**PROVIDED ENTRIES**
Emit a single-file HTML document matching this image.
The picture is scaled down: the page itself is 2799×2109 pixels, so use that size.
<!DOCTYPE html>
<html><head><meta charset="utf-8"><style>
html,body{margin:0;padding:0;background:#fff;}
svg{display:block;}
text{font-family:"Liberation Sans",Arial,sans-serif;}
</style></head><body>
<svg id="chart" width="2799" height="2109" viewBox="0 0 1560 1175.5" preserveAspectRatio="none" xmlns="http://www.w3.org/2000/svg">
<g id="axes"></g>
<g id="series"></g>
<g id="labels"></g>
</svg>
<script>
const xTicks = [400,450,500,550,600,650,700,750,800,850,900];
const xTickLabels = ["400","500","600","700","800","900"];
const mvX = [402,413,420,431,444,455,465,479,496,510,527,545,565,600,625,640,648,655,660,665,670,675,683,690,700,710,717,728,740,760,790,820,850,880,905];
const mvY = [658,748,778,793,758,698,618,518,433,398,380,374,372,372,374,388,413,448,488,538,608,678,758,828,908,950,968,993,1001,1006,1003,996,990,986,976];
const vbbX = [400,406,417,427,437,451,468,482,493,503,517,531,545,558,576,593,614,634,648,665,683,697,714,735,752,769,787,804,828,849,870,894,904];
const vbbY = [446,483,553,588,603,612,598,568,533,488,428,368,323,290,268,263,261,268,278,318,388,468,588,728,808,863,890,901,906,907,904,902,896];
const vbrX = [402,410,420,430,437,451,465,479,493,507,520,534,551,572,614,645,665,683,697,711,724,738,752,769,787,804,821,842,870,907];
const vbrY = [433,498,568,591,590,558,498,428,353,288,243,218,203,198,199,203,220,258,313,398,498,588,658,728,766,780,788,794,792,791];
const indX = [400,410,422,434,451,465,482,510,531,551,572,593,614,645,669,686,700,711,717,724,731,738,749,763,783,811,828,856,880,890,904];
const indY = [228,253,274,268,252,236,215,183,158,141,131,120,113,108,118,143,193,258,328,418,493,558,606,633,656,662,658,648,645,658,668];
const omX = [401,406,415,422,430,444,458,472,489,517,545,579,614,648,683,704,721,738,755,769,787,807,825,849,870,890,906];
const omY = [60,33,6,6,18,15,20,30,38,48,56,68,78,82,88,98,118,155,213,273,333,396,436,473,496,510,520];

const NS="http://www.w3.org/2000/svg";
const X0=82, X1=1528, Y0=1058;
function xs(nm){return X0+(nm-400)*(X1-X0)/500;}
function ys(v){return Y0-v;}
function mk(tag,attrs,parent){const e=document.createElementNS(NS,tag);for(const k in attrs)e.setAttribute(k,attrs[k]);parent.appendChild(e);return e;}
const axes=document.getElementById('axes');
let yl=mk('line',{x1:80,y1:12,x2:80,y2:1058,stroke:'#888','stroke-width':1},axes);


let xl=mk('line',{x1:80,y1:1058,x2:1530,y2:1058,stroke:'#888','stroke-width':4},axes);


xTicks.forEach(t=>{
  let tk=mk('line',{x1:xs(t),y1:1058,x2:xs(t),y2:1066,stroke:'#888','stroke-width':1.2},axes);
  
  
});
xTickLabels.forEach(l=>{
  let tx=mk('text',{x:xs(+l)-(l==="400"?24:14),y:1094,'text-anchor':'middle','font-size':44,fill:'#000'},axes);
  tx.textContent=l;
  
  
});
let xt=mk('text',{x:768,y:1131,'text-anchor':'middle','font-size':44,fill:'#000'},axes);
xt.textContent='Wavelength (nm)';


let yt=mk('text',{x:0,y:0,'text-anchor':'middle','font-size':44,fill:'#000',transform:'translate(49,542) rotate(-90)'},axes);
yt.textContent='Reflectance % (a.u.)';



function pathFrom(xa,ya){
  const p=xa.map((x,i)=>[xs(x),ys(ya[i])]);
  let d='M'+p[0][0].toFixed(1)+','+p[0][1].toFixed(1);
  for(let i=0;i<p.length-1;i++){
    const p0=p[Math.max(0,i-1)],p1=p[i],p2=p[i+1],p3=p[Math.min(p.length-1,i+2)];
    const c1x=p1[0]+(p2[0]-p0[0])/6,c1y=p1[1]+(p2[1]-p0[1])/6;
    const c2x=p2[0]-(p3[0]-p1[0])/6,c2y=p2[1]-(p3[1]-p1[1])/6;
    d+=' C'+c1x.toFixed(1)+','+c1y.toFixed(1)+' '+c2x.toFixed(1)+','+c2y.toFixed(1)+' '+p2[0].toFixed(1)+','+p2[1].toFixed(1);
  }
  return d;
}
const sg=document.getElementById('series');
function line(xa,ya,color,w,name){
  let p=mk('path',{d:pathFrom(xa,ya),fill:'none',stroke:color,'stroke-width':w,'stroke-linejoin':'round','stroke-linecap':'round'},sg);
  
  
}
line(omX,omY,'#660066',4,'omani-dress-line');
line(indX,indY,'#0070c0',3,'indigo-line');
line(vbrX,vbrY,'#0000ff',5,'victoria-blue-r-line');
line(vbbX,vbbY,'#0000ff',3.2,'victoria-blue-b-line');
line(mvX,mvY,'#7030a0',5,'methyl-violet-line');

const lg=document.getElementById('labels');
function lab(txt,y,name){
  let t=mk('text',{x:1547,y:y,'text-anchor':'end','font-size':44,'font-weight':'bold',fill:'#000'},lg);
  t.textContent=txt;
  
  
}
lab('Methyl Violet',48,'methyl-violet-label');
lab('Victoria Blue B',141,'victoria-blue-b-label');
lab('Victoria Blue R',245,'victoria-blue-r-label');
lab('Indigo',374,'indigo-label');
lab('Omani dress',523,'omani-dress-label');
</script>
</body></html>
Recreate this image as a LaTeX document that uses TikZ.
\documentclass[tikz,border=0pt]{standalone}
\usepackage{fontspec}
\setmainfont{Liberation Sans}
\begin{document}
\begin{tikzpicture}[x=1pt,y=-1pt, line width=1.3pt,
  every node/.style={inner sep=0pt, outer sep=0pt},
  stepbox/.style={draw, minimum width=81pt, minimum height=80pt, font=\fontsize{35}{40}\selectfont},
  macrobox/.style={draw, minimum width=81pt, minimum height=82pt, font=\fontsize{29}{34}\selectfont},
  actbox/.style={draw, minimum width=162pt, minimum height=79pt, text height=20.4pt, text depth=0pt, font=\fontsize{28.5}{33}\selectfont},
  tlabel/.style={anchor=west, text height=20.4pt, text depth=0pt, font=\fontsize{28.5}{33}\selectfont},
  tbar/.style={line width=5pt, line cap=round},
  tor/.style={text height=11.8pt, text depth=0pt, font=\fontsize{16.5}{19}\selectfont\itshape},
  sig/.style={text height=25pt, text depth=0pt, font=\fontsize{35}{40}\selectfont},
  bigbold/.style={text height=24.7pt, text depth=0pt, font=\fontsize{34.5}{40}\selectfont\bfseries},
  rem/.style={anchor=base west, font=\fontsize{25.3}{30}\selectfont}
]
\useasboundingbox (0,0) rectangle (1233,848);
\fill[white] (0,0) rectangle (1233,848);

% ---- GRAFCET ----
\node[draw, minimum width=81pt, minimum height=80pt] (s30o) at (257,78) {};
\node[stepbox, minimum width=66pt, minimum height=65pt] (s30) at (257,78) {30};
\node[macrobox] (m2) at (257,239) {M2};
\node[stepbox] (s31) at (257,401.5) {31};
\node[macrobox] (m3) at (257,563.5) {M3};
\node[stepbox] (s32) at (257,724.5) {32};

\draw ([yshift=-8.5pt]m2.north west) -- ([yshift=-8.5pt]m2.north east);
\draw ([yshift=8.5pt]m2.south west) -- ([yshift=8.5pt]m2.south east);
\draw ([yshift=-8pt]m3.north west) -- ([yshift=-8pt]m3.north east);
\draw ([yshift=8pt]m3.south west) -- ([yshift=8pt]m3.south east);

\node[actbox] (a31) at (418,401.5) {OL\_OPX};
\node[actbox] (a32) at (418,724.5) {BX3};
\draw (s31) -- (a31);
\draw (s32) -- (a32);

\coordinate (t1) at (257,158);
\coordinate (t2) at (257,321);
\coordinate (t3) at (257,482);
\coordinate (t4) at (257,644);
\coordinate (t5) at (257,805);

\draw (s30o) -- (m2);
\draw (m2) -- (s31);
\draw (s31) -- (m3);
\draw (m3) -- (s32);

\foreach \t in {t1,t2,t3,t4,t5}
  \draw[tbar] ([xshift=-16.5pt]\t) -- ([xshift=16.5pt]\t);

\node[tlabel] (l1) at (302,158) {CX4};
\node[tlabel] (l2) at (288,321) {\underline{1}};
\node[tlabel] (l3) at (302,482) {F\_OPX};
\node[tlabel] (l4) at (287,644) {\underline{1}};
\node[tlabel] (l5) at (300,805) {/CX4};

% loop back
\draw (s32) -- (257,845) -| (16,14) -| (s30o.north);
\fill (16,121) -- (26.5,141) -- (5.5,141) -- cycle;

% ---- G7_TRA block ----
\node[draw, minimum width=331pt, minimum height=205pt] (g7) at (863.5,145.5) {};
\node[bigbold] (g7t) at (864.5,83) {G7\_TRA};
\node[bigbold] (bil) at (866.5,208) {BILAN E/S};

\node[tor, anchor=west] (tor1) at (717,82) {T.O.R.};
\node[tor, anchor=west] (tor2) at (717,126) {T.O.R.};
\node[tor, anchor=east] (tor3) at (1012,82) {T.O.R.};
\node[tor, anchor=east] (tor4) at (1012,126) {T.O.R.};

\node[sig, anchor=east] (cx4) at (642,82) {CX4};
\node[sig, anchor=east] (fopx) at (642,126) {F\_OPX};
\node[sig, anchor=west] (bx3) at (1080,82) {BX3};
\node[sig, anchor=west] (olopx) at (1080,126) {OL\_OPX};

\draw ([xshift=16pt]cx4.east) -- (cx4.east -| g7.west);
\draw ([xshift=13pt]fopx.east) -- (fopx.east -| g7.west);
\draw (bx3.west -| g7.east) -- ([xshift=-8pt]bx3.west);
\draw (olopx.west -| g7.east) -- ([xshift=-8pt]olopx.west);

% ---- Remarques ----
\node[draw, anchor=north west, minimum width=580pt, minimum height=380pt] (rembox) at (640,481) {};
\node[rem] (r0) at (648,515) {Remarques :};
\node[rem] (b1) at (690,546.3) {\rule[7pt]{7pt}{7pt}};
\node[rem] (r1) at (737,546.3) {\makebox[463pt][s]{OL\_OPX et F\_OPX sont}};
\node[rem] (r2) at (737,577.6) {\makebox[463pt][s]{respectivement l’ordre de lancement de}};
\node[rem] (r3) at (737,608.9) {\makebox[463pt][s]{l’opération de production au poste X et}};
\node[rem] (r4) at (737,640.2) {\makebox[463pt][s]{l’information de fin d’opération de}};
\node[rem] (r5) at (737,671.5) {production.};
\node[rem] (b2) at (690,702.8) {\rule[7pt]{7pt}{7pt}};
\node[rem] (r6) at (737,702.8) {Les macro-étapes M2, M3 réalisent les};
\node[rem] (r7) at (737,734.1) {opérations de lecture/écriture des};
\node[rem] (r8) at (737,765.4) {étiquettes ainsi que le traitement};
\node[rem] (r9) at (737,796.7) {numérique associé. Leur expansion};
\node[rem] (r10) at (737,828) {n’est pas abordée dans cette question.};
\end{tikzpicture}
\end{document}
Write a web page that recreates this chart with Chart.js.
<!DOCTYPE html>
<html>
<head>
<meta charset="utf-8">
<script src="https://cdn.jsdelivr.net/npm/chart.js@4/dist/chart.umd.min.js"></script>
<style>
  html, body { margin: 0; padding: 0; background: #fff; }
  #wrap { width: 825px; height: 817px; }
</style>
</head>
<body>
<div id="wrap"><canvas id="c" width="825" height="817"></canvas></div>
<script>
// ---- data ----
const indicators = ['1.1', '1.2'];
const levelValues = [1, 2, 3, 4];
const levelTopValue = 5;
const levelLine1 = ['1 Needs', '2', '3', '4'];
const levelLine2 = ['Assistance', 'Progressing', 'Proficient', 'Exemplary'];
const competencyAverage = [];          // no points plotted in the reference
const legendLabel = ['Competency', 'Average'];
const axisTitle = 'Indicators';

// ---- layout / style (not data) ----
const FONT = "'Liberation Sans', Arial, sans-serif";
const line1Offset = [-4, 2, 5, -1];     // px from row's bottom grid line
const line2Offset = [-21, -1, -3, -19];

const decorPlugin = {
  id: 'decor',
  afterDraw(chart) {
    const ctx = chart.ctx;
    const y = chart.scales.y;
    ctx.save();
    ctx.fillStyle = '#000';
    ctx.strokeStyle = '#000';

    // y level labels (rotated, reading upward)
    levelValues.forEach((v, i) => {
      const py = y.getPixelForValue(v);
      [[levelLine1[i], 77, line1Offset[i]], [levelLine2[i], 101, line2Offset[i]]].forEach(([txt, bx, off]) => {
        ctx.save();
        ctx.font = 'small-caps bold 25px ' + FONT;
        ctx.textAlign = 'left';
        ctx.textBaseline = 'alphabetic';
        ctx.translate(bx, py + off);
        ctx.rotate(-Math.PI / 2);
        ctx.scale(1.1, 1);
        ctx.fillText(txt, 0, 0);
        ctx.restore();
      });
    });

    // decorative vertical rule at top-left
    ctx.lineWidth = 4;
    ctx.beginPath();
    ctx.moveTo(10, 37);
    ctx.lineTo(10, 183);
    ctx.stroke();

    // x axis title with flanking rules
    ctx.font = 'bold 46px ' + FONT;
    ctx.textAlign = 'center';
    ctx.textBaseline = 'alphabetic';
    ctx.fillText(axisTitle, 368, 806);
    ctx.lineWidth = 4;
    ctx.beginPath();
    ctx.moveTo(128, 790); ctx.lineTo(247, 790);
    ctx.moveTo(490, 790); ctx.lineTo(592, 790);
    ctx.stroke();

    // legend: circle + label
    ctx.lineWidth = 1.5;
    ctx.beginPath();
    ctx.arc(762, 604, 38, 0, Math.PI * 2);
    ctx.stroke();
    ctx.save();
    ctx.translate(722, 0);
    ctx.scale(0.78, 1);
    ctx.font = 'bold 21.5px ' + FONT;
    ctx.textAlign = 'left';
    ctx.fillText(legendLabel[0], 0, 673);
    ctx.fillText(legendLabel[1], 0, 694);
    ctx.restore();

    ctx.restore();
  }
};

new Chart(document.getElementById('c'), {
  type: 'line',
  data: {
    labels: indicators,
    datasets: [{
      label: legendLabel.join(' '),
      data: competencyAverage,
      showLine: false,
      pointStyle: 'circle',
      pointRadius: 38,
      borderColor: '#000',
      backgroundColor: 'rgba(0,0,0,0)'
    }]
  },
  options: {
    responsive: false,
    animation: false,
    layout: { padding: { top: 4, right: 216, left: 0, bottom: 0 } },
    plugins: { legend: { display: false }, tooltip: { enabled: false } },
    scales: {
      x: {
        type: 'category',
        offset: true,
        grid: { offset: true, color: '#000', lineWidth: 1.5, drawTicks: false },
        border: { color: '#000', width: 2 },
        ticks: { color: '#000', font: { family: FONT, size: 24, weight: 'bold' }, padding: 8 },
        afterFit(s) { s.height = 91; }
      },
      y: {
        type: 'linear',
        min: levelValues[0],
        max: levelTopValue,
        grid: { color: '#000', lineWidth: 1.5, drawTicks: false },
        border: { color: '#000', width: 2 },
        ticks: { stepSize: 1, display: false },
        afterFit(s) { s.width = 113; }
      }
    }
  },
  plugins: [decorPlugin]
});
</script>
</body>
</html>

**INSTRUCTIONS TO FOLLOW**
Gather all lines from the records above in which "that" appears.

**SOLUTION TO THE PROBLEM**
The picture is scaled down: the page itself is 2799×2109 pixels, so use that size.
Recreate this image as a LaTeX document that uses TikZ.
Write a web page that recreates this chart with Chart.js.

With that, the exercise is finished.